• EXERCISE PROMPT:
Leave out the pictures, and retype only the lines from the beginning of the material through the line that contains "import * as", including both.

##############################

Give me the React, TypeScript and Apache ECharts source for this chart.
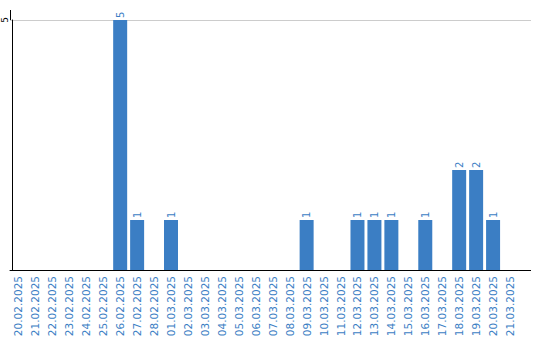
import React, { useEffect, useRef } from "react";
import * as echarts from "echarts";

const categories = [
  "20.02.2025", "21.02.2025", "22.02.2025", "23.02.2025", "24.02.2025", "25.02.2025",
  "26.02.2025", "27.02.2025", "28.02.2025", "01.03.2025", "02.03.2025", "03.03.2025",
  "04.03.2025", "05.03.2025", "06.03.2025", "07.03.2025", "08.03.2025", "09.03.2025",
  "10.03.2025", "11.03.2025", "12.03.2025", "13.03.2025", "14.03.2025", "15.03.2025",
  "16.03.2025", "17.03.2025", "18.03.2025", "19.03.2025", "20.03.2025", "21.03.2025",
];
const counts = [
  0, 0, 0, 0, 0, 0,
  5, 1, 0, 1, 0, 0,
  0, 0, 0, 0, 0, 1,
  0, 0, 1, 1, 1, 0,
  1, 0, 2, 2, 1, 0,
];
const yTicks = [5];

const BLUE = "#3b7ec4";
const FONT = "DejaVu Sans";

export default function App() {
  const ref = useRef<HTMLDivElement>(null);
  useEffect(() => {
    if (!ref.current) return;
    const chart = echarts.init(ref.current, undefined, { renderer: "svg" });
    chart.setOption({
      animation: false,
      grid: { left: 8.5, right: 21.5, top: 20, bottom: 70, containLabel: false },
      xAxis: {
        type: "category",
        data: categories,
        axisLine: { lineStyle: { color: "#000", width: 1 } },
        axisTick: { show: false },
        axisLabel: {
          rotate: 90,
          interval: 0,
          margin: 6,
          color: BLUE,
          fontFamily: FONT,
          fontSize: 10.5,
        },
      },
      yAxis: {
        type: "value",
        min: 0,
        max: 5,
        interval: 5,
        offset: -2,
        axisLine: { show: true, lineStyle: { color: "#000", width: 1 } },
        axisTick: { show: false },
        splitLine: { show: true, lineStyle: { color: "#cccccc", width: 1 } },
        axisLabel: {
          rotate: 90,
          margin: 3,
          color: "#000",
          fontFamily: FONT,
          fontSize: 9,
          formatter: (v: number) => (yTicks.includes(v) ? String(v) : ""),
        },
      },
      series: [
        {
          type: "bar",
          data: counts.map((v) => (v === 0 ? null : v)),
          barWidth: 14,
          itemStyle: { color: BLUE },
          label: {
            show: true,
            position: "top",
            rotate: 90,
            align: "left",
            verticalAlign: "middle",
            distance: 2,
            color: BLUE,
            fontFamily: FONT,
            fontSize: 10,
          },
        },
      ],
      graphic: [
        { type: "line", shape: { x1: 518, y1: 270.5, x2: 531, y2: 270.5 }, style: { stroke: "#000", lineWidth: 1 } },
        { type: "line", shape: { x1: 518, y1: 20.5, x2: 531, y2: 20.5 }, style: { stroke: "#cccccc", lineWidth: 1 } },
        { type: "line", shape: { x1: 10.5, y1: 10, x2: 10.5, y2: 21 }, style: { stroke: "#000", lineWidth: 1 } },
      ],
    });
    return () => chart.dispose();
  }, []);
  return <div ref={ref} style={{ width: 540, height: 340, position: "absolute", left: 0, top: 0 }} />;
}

##############################

• TASK SOLUTION:
Give me the React, TypeScript and Apache ECharts source for this chart.
import React, { useEffect, useRef } from "react";
import * as echarts from "echarts";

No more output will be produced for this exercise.